Executive produced by Susan Sarandon, Hillevi Loven’s Deep Run (which premiered at DOC NYC last November) features an extraordinary subject: a teen who begins his search for identity as a lesbian who goes by Spazz with a love interest named Leslie, and who ends up as trans man Cole with girlfriend Ashley by his side. All the while he remains equally steadfast in his evangelical religious faith and in his commitment to making a life in his sleepy, rural, blue-collar hometown of Deep Run, NC. As Loven’s camera gives us glimpses into Cole’s everyday acts of bravery (the out-and-proud teen even started a Gay-Straight Alliance at his high school), and happy-go-lucky spirit (he works as a furry mascot for the local sports team), in the face of undisguised hostility, and even violence, we soon realize that his positive attitude also serves as his strongest weapon. (Which I saw in person, having run into Cole at the hotel’s breakfast buffet the morning after I caught Deep Run, where I told him how truly inspiring an individual he is. A humble gentleman with gracious southern manners, he thanked me with “Ma’am.”)

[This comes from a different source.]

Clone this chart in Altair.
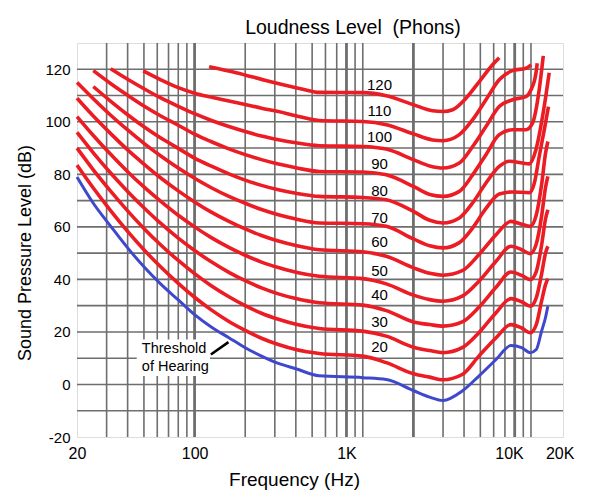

Torn between home and family, and being accepted as who he is, Cole’s search for a welcoming church in his community is also what makes this LGBTQ story stand out from the queer cinema crowd. Leaving for friendlier urban climes is simply not an option. (Other than struggling with poverty, Cole has about as much in common with the big city youth of Kiki as those gay and trans dancers do with the wealthy Chelsea crowd.) And Deep Run’s artistic cinematography, capturing North Carolina’s lush greenery and lovely sunsets, makes a case for why he – and every other LGBTQ youth of rural America – shouldn’t have to. Perhaps HB2 is what happens when more and more southern LGBTQs demand their fair share of those sunsets.